Fixed wing remote control planes are ridiculously overpowered. Whereas normal, manned fixed wing aircraft need to take into account things like density altitude, angle of attack, and weight limits, most RC aircraft can hover. This insane amount of power means there’s a lot of room for experimentation, especially in new and novel power plants. [Samm Sheperd] had an old squirrel cage fan taken from an electric wall heater and figured one man’s trash was an integral part of another man’s hobby and built a plane around this very unusual fan.
The only part of the squirrel cage fan [Samm] reused was the impeller. Every other part of this power plant was either constructed out of foam board, plywood, or in the case of the brushless motor turning the fan, stolen from the ubiquitous box of junk on every modeller’s workbench.
The design of the plane puts the blower fan directly under the wings, blasting the air backwards underneath the empennage.

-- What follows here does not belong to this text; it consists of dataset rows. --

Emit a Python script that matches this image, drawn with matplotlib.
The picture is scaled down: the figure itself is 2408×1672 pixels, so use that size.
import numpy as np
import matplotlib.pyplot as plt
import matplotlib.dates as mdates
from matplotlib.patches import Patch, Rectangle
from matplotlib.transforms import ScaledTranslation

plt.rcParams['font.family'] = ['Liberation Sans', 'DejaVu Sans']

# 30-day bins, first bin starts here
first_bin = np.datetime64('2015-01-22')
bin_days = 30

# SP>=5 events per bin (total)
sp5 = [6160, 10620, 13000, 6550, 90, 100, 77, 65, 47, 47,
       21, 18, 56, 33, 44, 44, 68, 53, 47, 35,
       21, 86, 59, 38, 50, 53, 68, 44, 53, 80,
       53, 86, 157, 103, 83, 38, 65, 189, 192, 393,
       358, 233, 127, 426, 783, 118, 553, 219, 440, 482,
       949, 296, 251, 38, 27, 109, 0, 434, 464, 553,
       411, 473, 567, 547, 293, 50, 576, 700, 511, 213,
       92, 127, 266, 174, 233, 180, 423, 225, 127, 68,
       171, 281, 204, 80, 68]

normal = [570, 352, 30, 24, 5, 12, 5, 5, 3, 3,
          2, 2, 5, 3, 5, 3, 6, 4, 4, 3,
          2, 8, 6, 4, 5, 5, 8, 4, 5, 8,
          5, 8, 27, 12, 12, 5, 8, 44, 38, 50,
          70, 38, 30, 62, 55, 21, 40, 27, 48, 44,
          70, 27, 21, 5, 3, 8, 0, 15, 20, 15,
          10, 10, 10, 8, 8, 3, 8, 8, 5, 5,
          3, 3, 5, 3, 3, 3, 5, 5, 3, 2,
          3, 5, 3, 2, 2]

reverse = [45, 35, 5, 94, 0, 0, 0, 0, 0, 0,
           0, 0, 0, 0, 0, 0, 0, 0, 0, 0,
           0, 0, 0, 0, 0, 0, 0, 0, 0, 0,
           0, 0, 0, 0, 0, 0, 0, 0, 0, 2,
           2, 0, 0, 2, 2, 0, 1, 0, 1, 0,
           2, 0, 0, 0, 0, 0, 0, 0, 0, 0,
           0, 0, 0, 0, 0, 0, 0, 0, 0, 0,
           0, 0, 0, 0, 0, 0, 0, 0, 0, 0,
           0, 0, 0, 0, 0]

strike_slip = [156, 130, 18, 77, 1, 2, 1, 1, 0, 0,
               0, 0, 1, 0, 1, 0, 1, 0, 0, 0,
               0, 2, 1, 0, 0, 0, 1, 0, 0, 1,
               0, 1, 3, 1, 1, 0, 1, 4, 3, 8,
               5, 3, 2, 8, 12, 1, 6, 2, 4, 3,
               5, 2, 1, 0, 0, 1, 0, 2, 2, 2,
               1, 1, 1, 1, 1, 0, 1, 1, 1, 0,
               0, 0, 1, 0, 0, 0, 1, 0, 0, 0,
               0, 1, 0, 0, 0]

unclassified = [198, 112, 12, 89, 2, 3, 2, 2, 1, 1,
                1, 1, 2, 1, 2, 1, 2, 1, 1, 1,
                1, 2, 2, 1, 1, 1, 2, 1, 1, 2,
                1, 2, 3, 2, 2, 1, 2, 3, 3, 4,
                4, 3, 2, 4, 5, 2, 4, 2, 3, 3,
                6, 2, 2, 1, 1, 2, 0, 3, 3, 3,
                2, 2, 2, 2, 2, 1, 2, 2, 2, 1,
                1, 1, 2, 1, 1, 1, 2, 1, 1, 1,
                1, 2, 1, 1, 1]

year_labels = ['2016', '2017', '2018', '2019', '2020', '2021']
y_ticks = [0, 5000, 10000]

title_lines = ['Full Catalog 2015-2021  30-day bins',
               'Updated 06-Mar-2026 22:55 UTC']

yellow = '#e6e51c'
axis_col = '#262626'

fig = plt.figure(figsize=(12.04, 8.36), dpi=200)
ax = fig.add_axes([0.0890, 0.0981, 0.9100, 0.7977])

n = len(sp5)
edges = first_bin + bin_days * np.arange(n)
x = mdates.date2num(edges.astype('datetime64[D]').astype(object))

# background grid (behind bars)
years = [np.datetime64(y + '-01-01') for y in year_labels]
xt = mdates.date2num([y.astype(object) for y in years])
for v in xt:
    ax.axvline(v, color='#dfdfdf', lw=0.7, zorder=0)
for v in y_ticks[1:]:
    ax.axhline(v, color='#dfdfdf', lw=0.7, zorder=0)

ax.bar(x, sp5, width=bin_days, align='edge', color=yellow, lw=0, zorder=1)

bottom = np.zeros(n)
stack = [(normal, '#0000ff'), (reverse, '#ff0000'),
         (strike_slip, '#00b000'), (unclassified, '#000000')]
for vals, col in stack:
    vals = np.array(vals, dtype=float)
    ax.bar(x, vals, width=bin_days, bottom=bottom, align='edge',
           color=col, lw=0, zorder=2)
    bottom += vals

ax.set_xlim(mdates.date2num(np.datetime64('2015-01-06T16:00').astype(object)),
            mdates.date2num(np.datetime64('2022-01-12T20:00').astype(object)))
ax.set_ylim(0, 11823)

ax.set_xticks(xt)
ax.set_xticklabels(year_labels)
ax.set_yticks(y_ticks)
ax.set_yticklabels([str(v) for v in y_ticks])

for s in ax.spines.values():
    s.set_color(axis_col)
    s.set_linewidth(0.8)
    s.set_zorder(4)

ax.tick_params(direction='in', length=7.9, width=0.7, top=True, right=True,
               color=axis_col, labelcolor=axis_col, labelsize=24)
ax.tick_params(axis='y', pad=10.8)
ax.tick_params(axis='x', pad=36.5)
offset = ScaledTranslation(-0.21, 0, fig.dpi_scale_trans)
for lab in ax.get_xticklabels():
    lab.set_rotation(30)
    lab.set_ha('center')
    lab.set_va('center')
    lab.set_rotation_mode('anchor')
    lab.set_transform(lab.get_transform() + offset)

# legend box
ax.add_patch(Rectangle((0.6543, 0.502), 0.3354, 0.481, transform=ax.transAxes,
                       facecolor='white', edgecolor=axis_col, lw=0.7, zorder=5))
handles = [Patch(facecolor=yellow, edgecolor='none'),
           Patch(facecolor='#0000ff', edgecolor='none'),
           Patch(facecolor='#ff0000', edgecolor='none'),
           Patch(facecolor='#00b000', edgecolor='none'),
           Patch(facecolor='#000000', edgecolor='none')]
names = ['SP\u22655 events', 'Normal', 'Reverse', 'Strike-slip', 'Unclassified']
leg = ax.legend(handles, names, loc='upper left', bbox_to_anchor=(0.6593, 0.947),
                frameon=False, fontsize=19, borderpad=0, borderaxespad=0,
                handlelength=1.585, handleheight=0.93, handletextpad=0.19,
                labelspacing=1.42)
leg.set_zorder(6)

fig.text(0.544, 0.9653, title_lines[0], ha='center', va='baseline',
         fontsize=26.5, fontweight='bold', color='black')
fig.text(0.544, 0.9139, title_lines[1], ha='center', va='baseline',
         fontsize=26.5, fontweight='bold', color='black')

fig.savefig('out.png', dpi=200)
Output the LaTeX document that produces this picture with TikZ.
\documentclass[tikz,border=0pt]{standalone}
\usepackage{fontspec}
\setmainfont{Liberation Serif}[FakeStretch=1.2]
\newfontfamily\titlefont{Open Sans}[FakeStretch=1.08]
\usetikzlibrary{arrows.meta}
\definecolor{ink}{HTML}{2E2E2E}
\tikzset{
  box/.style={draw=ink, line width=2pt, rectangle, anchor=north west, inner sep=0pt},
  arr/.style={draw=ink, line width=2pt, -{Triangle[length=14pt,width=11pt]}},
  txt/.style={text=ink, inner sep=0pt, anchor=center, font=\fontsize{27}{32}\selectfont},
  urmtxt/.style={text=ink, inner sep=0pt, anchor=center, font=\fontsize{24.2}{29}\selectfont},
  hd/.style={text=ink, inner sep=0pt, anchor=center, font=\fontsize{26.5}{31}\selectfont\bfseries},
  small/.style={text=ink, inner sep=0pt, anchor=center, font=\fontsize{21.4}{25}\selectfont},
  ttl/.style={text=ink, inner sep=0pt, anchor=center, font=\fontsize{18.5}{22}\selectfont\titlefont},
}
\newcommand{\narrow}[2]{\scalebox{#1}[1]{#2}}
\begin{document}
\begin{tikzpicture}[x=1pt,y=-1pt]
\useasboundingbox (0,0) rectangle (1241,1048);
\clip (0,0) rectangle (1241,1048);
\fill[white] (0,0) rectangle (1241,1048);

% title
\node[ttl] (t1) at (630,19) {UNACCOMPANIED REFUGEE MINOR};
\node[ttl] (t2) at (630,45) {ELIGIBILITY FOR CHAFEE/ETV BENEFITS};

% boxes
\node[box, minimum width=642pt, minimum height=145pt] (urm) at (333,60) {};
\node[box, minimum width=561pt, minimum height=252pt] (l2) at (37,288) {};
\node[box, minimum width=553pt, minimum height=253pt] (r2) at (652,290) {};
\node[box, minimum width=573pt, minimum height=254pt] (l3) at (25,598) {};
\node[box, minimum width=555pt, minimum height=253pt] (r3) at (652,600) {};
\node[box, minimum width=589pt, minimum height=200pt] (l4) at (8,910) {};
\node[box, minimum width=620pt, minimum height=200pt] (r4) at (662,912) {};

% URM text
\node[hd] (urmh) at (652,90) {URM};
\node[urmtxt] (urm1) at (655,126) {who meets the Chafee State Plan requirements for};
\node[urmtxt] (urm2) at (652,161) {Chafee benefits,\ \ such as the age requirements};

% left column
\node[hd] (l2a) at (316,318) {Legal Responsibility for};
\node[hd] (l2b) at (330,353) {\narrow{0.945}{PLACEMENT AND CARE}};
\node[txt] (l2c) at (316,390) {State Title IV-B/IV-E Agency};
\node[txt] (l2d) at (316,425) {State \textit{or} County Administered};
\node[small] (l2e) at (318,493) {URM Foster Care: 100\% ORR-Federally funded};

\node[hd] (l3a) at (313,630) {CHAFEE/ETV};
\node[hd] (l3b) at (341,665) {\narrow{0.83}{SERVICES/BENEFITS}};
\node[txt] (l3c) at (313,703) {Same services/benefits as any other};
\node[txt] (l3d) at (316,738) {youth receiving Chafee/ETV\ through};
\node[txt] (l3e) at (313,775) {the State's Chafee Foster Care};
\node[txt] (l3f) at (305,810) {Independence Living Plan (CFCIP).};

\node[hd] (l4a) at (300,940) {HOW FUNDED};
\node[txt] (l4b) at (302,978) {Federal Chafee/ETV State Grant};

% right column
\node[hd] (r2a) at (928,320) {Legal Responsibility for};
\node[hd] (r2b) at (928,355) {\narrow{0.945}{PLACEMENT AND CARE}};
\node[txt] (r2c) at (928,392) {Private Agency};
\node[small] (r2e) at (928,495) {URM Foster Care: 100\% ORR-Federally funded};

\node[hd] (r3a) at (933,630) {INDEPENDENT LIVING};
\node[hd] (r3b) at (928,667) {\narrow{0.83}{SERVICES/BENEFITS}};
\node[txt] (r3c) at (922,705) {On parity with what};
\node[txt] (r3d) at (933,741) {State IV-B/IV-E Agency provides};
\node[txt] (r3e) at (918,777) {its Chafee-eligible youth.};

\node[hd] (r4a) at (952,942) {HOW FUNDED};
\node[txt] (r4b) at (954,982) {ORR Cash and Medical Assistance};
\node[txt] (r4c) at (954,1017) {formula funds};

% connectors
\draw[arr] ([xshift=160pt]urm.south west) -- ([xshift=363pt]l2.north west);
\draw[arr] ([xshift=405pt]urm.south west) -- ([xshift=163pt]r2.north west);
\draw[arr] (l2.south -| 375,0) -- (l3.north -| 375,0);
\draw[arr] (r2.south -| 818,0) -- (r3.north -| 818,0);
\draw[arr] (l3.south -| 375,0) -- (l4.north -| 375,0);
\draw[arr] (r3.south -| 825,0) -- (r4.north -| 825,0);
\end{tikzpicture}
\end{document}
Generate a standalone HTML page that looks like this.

During testing, [Samm] found this blower pulled around 350W from the battery – exactly what it should draw if a properly sized propeller were attached to the motor. The thrust produced isn’t that great — only about 400g of thrust from an airframe that weights 863g. That’s very underpowered for an RC aircraft, but absurdly powerful for any manned flying machine.
Does the plane work? Of course it does. [Samm] took his plane for a few laps around the neighborhood and found the plane flies excellently. It is horrifically loud, but it is a great example of how much anyone can do with cheap RC planes constructed out of foam.